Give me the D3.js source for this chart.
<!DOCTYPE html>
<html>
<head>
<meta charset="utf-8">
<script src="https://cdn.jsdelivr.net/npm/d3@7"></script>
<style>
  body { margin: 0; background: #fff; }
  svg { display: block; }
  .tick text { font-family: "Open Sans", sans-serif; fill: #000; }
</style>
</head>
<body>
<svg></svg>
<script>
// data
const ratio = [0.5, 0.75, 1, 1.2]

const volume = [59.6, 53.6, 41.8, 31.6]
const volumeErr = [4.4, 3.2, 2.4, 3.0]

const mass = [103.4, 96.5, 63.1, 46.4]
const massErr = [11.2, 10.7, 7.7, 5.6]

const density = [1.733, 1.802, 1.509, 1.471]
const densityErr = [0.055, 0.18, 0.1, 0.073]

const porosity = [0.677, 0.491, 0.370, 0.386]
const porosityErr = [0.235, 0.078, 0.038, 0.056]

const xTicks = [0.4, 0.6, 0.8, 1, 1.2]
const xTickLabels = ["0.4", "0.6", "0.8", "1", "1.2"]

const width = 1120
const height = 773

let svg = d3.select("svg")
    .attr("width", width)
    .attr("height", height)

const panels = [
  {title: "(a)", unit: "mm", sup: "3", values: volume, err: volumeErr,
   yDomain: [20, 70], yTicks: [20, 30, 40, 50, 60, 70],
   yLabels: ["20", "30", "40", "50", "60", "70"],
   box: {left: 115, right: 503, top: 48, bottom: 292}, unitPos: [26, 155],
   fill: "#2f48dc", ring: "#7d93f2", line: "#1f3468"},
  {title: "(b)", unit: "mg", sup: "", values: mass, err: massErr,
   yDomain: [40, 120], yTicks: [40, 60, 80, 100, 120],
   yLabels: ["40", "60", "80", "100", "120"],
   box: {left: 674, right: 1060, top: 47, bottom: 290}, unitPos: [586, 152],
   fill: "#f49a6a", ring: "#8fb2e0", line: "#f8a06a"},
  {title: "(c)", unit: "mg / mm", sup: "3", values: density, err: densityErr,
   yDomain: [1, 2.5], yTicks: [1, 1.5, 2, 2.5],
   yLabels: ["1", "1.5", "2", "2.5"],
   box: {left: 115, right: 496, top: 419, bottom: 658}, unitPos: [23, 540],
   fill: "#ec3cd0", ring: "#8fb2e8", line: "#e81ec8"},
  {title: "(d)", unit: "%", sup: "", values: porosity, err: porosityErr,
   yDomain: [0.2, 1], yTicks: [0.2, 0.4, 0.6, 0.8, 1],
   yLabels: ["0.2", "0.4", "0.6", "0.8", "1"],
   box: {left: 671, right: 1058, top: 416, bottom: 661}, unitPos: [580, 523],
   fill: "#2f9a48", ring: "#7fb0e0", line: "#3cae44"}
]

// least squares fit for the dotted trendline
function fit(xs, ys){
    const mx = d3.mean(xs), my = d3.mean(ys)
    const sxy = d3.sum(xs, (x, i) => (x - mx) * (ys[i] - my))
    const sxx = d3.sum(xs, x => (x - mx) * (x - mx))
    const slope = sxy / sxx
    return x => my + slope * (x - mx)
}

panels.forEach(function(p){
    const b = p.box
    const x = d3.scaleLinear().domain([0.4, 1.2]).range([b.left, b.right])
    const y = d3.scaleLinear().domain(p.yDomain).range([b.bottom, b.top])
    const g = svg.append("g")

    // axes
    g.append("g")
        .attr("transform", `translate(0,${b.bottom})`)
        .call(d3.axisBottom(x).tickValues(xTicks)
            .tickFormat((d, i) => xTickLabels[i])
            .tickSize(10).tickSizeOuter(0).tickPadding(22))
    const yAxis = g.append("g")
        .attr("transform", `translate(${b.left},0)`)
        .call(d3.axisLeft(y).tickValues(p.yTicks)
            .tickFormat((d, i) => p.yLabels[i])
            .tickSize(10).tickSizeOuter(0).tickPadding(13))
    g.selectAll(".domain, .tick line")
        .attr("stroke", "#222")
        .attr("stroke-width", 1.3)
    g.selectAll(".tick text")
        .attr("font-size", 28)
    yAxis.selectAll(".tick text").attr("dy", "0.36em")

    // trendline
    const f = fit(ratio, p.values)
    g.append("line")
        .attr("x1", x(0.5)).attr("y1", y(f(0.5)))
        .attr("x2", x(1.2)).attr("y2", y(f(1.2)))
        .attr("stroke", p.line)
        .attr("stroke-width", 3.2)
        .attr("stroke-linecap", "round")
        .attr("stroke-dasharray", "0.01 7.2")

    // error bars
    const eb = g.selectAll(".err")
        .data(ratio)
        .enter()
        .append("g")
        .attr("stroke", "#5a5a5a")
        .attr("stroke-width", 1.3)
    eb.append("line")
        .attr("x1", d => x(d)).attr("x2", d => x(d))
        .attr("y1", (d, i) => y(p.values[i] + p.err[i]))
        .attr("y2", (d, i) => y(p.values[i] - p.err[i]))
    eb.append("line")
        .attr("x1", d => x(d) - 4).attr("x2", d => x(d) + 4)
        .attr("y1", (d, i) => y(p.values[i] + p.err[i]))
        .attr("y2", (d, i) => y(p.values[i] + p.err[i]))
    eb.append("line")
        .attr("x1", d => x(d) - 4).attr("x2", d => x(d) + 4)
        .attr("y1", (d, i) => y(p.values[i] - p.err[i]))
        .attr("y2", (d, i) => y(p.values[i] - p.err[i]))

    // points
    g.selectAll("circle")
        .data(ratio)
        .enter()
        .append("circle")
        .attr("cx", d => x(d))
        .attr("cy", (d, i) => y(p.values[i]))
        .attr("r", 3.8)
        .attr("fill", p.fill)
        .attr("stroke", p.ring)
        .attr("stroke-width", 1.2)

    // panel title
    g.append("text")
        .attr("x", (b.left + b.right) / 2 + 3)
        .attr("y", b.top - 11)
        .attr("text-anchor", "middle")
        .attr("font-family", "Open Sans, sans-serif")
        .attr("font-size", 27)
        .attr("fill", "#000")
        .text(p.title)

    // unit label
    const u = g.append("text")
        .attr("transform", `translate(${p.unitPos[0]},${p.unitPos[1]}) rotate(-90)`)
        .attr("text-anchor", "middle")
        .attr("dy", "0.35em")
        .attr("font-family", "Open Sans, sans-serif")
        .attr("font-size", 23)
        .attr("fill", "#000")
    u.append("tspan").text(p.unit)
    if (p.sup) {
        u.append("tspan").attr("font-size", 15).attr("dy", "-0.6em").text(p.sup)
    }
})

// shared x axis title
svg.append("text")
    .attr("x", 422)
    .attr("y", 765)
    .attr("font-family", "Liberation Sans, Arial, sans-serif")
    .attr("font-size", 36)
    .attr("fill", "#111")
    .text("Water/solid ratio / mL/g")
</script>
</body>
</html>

Work instructions ::
From the preceding material, extract every line exactly.

Task response ::
Give me the D3.js source for this chart.
<!DOCTYPE html>
<html>
<head>
<meta charset="utf-8">
<script src="https://cdn.jsdelivr.net/npm/d3@7"></script>
<style>
  body { margin: 0; background: #fff; }
  svg { display: block; }
  .tick text { font-family: "Open Sans", sans-serif; fill: #000; }
</style>
</head>
<body>
<svg></svg>
<script>
// data
const ratio = [0.5, 0.75, 1, 1.2]

const volume = [59.6, 53.6, 41.8, 31.6]
const volumeErr = [4.4, 3.2, 2.4, 3.0]

const mass = [103.4, 96.5, 63.1, 46.4]
const massErr = [11.2, 10.7, 7.7, 5.6]

const density = [1.733, 1.802, 1.509, 1.471]
const densityErr = [0.055, 0.18, 0.1, 0.073]

const porosity = [0.677, 0.491, 0.370, 0.386]
const porosityErr = [0.235, 0.078, 0.038, 0.056]

const xTicks = [0.4, 0.6, 0.8, 1, 1.2]
const xTickLabels = ["0.4", "0.6", "0.8", "1", "1.2"]

const width = 1120
const height = 773

let svg = d3.select("svg")
    .attr("width", width)
    .attr("height", height)

const panels = [
  {title: "(a)", unit: "mm", sup: "3", values: volume, err: volumeErr,
   yDomain: [20, 70], yTicks: [20, 30, 40, 50, 60, 70],
   yLabels: ["20", "30", "40", "50", "60", "70"],
   box: {left: 115, right: 503, top: 48, bottom: 292}, unitPos: [26, 155],
   fill: "#2f48dc", ring: "#7d93f2", line: "#1f3468"},
  {title: "(b)", unit: "mg", sup: "", values: mass, err: massErr,
   yDomain: [40, 120], yTicks: [40, 60, 80, 100, 120],
   yLabels: ["40", "60", "80", "100", "120"],
   box: {left: 674, right: 1060, top: 47, bottom: 290}, unitPos: [586, 152],
   fill: "#f49a6a", ring: "#8fb2e0", line: "#f8a06a"},
  {title: "(c)", unit: "mg / mm", sup: "3", values: density, err: densityErr,
   yDomain: [1, 2.5], yTicks: [1, 1.5, 2, 2.5],
   yLabels: ["1", "1.5", "2", "2.5"],
   box: {left: 115, right: 496, top: 419, bottom: 658}, unitPos: [23, 540],
   fill: "#ec3cd0", ring: "#8fb2e8", line: "#e81ec8"},
  {title: "(d)", unit: "%", sup: "", values: porosity, err: porosityErr,
   yDomain: [0.2, 1], yTicks: [0.2, 0.4, 0.6, 0.8, 1],
   yLabels: ["0.2", "0.4", "0.6", "0.8", "1"],
   box: {left: 671, right: 1058, top: 416, bottom: 661}, unitPos: [580, 523],
   fill: "#2f9a48", ring: "#7fb0e0", line: "#3cae44"}
]

// least squares fit for the dotted trendline
function fit(xs, ys){
    const mx = d3.mean(xs), my = d3.mean(ys)
    const sxy = d3.sum(xs, (x, i) => (x - mx) * (ys[i] - my))
    const sxx = d3.sum(xs, x => (x - mx) * (x - mx))
    const slope = sxy / sxx
    return x => my + slope * (x - mx)
}

panels.forEach(function(p){
    const b = p.box
    const x = d3.scaleLinear().domain([0.4, 1.2]).range([b.left, b.right])
    const y = d3.scaleLinear().domain(p.yDomain).range([b.bottom, b.top])
    const g = svg.append("g")

    // axes
    g.append("g")
        .attr("transform", `translate(0,${b.bottom})`)
        .call(d3.axisBottom(x).tickValues(xTicks)
            .tickFormat((d, i) => xTickLabels[i])
            .tickSize(10).tickSizeOuter(0).tickPadding(22))
    const yAxis = g.append("g")
        .attr("transform", `translate(${b.left},0)`)
        .call(d3.axisLeft(y).tickValues(p.yTicks)
            .tickFormat((d, i) => p.yLabels[i])
            .tickSize(10).tickSizeOuter(0).tickPadding(13))
    g.selectAll(".domain, .tick line")
        .attr("stroke", "#222")
        .attr("stroke-width", 1.3)
    g.selectAll(".tick text")
        .attr("font-size", 28)
    yAxis.selectAll(".tick text").attr("dy", "0.36em")

    // trendline
    const f = fit(ratio, p.values)
    g.append("line")
        .attr("x1", x(0.5)).attr("y1", y(f(0.5)))
        .attr("x2", x(1.2)).attr("y2", y(f(1.2)))
        .attr("stroke", p.line)
        .attr("stroke-width", 3.2)
        .attr("stroke-linecap", "round")
        .attr("stroke-dasharray", "0.01 7.2")

    // error bars
    const eb = g.selectAll(".err")
        .data(ratio)
        .enter()
        .append("g")
        .attr("stroke", "#5a5a5a")
        .attr("stroke-width", 1.3)
    eb.append("line")
        .attr("x1", d => x(d)).attr("x2", d => x(d))
        .attr("y1", (d, i) => y(p.values[i] + p.err[i]))
        .attr("y2", (d, i) => y(p.values[i] - p.err[i]))
    eb.append("line")
        .attr("x1", d => x(d) - 4).attr("x2", d => x(d) + 4)
        .attr("y1", (d, i) => y(p.values[i] + p.err[i]))
        .attr("y2", (d, i) => y(p.values[i] + p.err[i]))
    eb.append("line")
        .attr("x1", d => x(d) - 4).attr("x2", d => x(d) + 4)
        .attr("y1", (d, i) => y(p.values[i] - p.err[i]))
        .attr("y2", (d, i) => y(p.values[i] - p.err[i]))

    // points
    g.selectAll("circle")
        .data(ratio)
        .enter()
        .append("circle")
        .attr("cx", d => x(d))
        .attr("cy", (d, i) => y(p.values[i]))
        .attr("r", 3.8)
        .attr("fill", p.fill)
        .attr("stroke", p.ring)
        .attr("stroke-width", 1.2)

    // panel title
    g.append("text")
        .attr("x", (b.left + b.right) / 2 + 3)
        .attr("y", b.top - 11)
        .attr("text-anchor", "middle")
        .attr("font-family", "Open Sans, sans-serif")
        .attr("font-size", 27)
        .attr("fill", "#000")
        .text(p.title)

    // unit label
    const u = g.append("text")
        .attr("transform", `translate(${p.unitPos[0]},${p.unitPos[1]}) rotate(-90)`)
        .attr("text-anchor", "middle")
        .attr("dy", "0.35em")
        .attr("font-family", "Open Sans, sans-serif")
        .attr("font-size", 23)
        .attr("fill", "#000")
    u.append("tspan").text(p.unit)
    if (p.sup) {
        u.append("tspan").attr("font-size", 15).attr("dy", "-0.6em").text(p.sup)
    }
})

// shared x axis title
svg.append("text")
    .attr("x", 422)
    .attr("y", 765)
    .attr("font-family", "Liberation Sans, Arial, sans-serif")
    .attr("font-size", 36)
    .attr("fill", "#111")
    .text("Water/solid ratio / mL/g")
</script>
</body>
</html>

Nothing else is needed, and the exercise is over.